Start
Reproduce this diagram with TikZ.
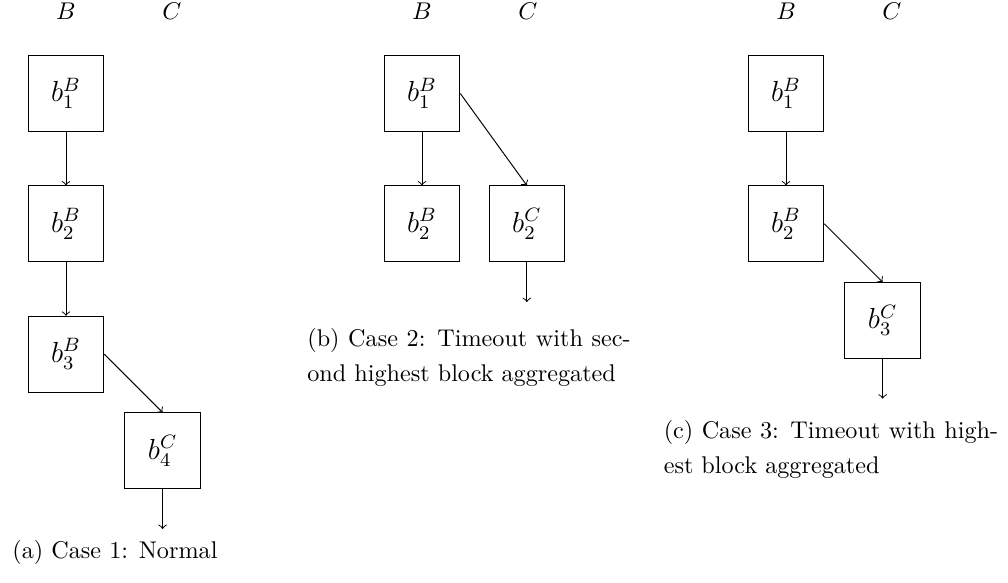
\documentclass[tikz,border=0pt]{standalone}
\usepackage{tikz}
\usetikzlibrary{positioning}
\tikzset{
  blk/.style={draw,minimum size=1.1cm,inner sep=0pt,font=\large},
  link/.style={->},
  colhead/.style={anchor=base,inner sep=0pt},
  subcap/.style={anchor=base west,inner sep=0pt,align=justify,font=\fontsize{10}{14.5}\selectfont}
}
\begin{document}
\begin{tikzpicture}
\useasboundingbox (0,0) rectangle (14.65,-8.47);
% chain headers
\foreach \x/\p in {0.959/a,6.133/b,11.424/c}{
  \node[colhead] (\p hB) at (\x,-0.29){$B$};
  \node[colhead] (\p hC) at (\x+1.54,-0.29){$C$};}
% (a) normal case
\node[blk] (a1) at (0.959,-1.359){$b_1^B$};
\node[blk,below=0.78cm of a1] (a2){$b_2^B$};
\node[blk,below=0.78cm of a2] (a3){$b_3^B$};
\node[blk,below right=0.29cm and 0.29cm of a3] (a4){$b_4^C$};
\coordinate[below=0.58cm of a4.south] (a5);
\draw[link] (a1) -- (a2);
\draw[link] (a2) -- (a3);
\draw[link] (a3.east) -- (a4.north);
\draw[link] (a4) -- (a5);
\node[subcap,text width=5cm] (capa) at (0.174,-8.12){(a) Case 1: Normal};
% (b) second highest aggregated
\node[blk] (b1) at (6.133,-1.359){$b_1^B$};
\node[blk,below=0.78cm of b1] (b2){$b_2^B$};
\node[blk,right=0.41cm of b2] (b3){$b_2^C$};
\coordinate[below=0.58cm of b3.south] (b4);
\draw[link] (b1) -- (b2);
\draw[link] (b1.east) -- (b3.north);
\draw[link] (b3) -- (b4);
\node[subcap,text width=4.7cm] (capb) at (4.46,-5.03){(b) Case 2: Timeout with sec-\linebreak ond highest block aggregated};
% (c) highest aggregated
\node[blk] (c1) at (11.424,-1.359){$b_1^B$};
\node[blk,below=0.78cm of c1] (c2){$b_2^B$};
\node[blk,below right=0.29cm and 0.29cm of c2] (c3){$b_3^C$};
\coordinate[below=0.58cm of c3.south] (c4);
\draw[link] (c1) -- (c2);
\draw[link] (c2.east) -- (c3.north);
\draw[link] (c3) -- (c4);
\node[subcap,text width=4.86cm] (capc) at (9.64,-6.37){(c) Case 3: Timeout with high-\linebreak est block aggregated};
\end{tikzpicture}
\end{document}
End
Your objective = Without including any pictures, reproduce the listing exactly.

Complete output =
Reproduce this diagram with TikZ.
\documentclass[tikz,border=0pt]{standalone}
\usepackage{tikz}
\usetikzlibrary{positioning}
\tikzset{
  blk/.style={draw,minimum size=1.1cm,inner sep=0pt,font=\large},
  link/.style={->},
  colhead/.style={anchor=base,inner sep=0pt},
  subcap/.style={anchor=base west,inner sep=0pt,align=justify,font=\fontsize{10}{14.5}\selectfont}
}
\begin{document}
\begin{tikzpicture}
\useasboundingbox (0,0) rectangle (14.65,-8.47);
% chain headers
\foreach \x/\p in {0.959/a,6.133/b,11.424/c}{
  \node[colhead] (\p hB) at (\x,-0.29){$B$};
  \node[colhead] (\p hC) at (\x+1.54,-0.29){$C$};}
% (a) normal case
\node[blk] (a1) at (0.959,-1.359){$b_1^B$};
\node[blk,below=0.78cm of a1] (a2){$b_2^B$};
\node[blk,below=0.78cm of a2] (a3){$b_3^B$};
\node[blk,below right=0.29cm and 0.29cm of a3] (a4){$b_4^C$};
\coordinate[below=0.58cm of a4.south] (a5);
\draw[link] (a1) -- (a2);
\draw[link] (a2) -- (a3);
\draw[link] (a3.east) -- (a4.north);
\draw[link] (a4) -- (a5);
\node[subcap,text width=5cm] (capa) at (0.174,-8.12){(a) Case 1: Normal};
% (b) second highest aggregated
\node[blk] (b1) at (6.133,-1.359){$b_1^B$};
\node[blk,below=0.78cm of b1] (b2){$b_2^B$};
\node[blk,right=0.41cm of b2] (b3){$b_2^C$};
\coordinate[below=0.58cm of b3.south] (b4);
\draw[link] (b1) -- (b2);
\draw[link] (b1.east) -- (b3.north);
\draw[link] (b3) -- (b4);
\node[subcap,text width=4.7cm] (capb) at (4.46,-5.03){(b) Case 2: Timeout with sec-\linebreak ond highest block aggregated};
% (c) highest aggregated
\node[blk] (c1) at (11.424,-1.359){$b_1^B$};
\node[blk,below=0.78cm of c1] (c2){$b_2^B$};
\node[blk,below right=0.29cm and 0.29cm of c2] (c3){$b_3^C$};
\coordinate[below=0.58cm of c3.south] (c4);
\draw[link] (c1) -- (c2);
\draw[link] (c2.east) -- (c3.north);
\draw[link] (c3) -- (c4);
\node[subcap,text width=4.86cm] (capc) at (9.64,-6.37){(c) Case 3: Timeout with high-\linebreak est block aggregated};
\end{tikzpicture}
\end{document}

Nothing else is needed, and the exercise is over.